Steven Spielberg believes aliens are real
Steven Spielberg believes aliens are real and is disapponted he's never met one.
Steven Spielberg believes in aliens and has warned "we are not alone on Earth".
The 79-year-old filmmaker's upcoming movie Disclosure Day is about UFOs and while he "doesn't know" for sure if extra-terrestrials exist, he has a "very strong suspicion" that they do, and he was thrilled when former US President Barack Obama recently declared aliens are "real".
Speaking during The Big Picture with Steven Spielberg Live conversation at SXSW festival in Austin, Texas, on Friday (13.03.26), he said: “I don’t know any more than any of you do, but I have a very strong suspicion that we are not alone here on Earth right now — and I made a movie about that."
Of Obama's recent comments, he admitted his first thought was: “Oh, my God, this is so great for Disclosure Day!”
He added: “And two days later, he stepped it back to to say what he believed was in life in the cosmos — which, of course, everybody should believe in.
"Because no one should ever think that we are the only intelligent civilization in the entire universe. So I’ve been thinking as a kid that we were not alone. So that just goes without saying. The big question is: Are we alone now? And have we been alone over the last 80 years? Have we been alone over the last few thousand years?”
The Close Encounters of the Third Kind filmmaker would love to meet an alien one day.
He said: “I made a movie called Close Encounters of the Third Kind — I haven’t even had a close encounter or the first or second kind! Why haven’t I seen anything? Half of my friends have seen UFOS or UAPs. Where’s the justice of that? If you’re listening out there …
“I’m not afraid of any aliens. I have no fears about that whatsoever.
"I think our movie does take into consideration that social dislocation that could occur. If it was announced there is interaction [with aliens] that have been going on for decades, it’s going to cause a disruption in a lot of belief systems. But I don’t think it is a lethal disruption at all.”
Obama - who served two terms as president between 2009 and 2017 - caused a stir last month when he insisted aliens are real and the first question he asked following his election victory was related to beings from outer space.
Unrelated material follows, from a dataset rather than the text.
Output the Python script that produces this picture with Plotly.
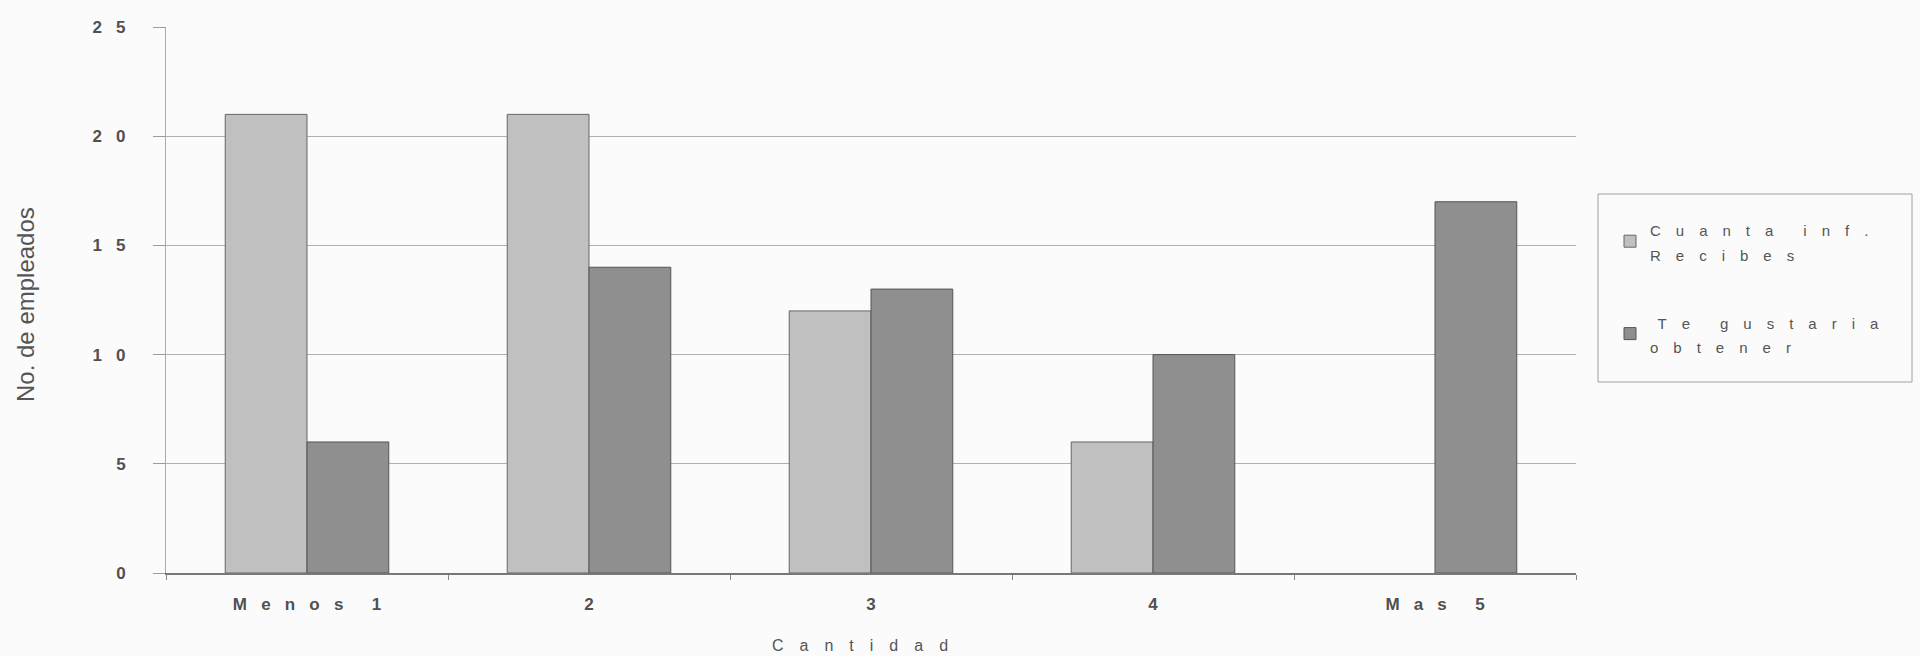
import plotly.graph_objects as go

categories = ["Menos 1", "2", "3", "4", "Mas 5"]
recibes = [21, 21, 12, 6, 0]
obtener = [6, 14, 13, 10, 17]
series_names = [["Cuanta inf.", "Recibes"], [" Te gustaria", "obtener"]]
y_ticks = [0, 5, 10, 15, 20, 25]
y_tick_labels = ["0", "5", "10", "15", "20", "25"]
x_title = "Cantidad"
y_title = "No. de empleados"

EM = "\u2003"
EN = "\u2002"
GAP_TICK = "\u2002\u2004"   # ~0.83 em letter spacing


def spaced(s, gap):
    # letter-spaced rendering as in the original (scanned Excel chart)
    out = []
    for i, ch in enumerate(s):
        if ch == " ":
            out.append(EN if i == 0 else gap)
        else:
            out.append(ch)
            if i < len(s) - 1:
                out.append(gap)
    return "".join(out)


def legend_name(parts):
    return "<br>".join(
        '<span style="font-size:15px">' + spaced(p, EM) + "</span>" for p in parts
    )


font_family = "Liberation Sans, Arial, sans-serif"
text_color = "#404040"

fig = go.Figure()
fig.add_trace(go.Bar(
    x=[spaced(c, GAP_TICK) for c in categories], y=recibes,
    name=legend_name(series_names[0]),
    legendgroup="a",
    marker=dict(color="#c0c0c0",
                line=dict(color="#666666", width=[1 if v > 0 else 0 for v in recibes])),
))
fig.add_trace(go.Bar(
    x=[spaced(c, GAP_TICK) for c in categories], y=obtener,
    name=legend_name(series_names[1]),
    legendgroup="b",
    marker=dict(color="#8f8f8f",
                line=dict(color="#555555", width=[1 if v > 0 else 0 for v in obtener])),
))

pl, pr, pt, pb = 166, 1576, 27, 573
pw, ph = pr - pl, pb - pt


def px_x(x):
    return (x - pl) / pw


def px_y(y):
    return (pb - y) / ph


fig.update_layout(
    width=1920, height=656,
    margin=dict(l=pl, r=1920 - pr, t=pt, b=656 - pb, autoexpand=False),
    paper_bgcolor="#fbfbfb",
    plot_bgcolor="#fbfbfb",
    barmode="group",
    bargap=0.42,
    bargroupgap=0,
    font=dict(family=font_family, color=text_color, size=14),
    showlegend=True,
    legend=dict(
        x=px_x(1610), y=px_y(210), xanchor="left", yanchor="top",
        borderwidth=0, bgcolor="rgba(0,0,0,0)",
        font=dict(size=19, color="#555555"),
        tracegroupgap=40,
        itemwidth=30,
    ),
    xaxis=dict(
        type="category",
        automargin=False,
        tickson="boundaries",
        ticks="outside", ticklen=5, tickcolor="#888888",
        showline=True, linecolor="#777777", linewidth=1.5,
        showgrid=False,
        ticklabelstandoff=15,
        tickfont=dict(size=17, weight="bold", color="#505050"),
    ),
    yaxis=dict(
        range=[0, 25],
        automargin=False,
        tickvals=y_ticks, ticktext=[GAP_TICK.join(t) for t in y_tick_labels],
        ticks="outside", ticklen=12, tickcolor="#999999",
        showline=True, linecolor="#aaaaaa", linewidth=1,
        showgrid=True, gridcolor="#b0b0b0", gridwidth=1,
        zeroline=False,
        ticklabelstandoff=24,
        tickfont=dict(size=17, weight="bold", color="#505050"),
    ),
    shapes=[dict(
        type="rect", xref="paper", yref="paper",
        x0=px_x(1598), x1=px_x(1912), y0=px_y(382), y1=px_y(194),
        line=dict(color="#a0a0a0", width=1), fillcolor="rgba(0,0,0,0)",
    )],
    annotations=[
        dict(
            text=y_title, textangle=-90,
            xref="paper", yref="paper", x=px_x(25), y=px_y(305),
            xanchor="center", yanchor="middle",
            showarrow=False, font=dict(size=24, color="#555555"),
        ),
        dict(
            text=spaced(x_title, EM),
            xref="paper", yref="paper", x=px_x(860), y=px_y(645),
            xanchor="center", yanchor="middle",
            showarrow=False, font=dict(size=16, color="#555555"),
        ),
    ],
)

fig.write_html("out.html")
During appearance on the No Lie With Brian Tyler Cohen podcast, Obama said: "They’re real. But I haven’t seen them. They’re not being kept at ... Area 51. There’s no underground facility - unless there’s this enormous conspiracy and they hid it from the President of the United States."
Cohen then asked the former politician: "What was the first question you wanted answered when you became president?" and Obama replied: "Where are the aliens?"
After the interview was published, Obama shared a clip showing him talking about aliens on his Instagram page and made an attempt to clarify his answers.
Obama wrote: "I was trying to stick with the spirit of the speed round, but since it’s gotten attention let me clarify.
"Statistically, the universe is so vast that the odds are good there’s life out there. But the distances between solar systems are so great that the chances we’ve been visited by aliens is low, and I saw no evidence during my presidency that extraterrestrials have made contact with us. Really!"
Obama was touching on long-running conspiracy theories which suggest the US government has been aware of alien life for decades and evidence has been stored at the Area 51 military base in Nevada.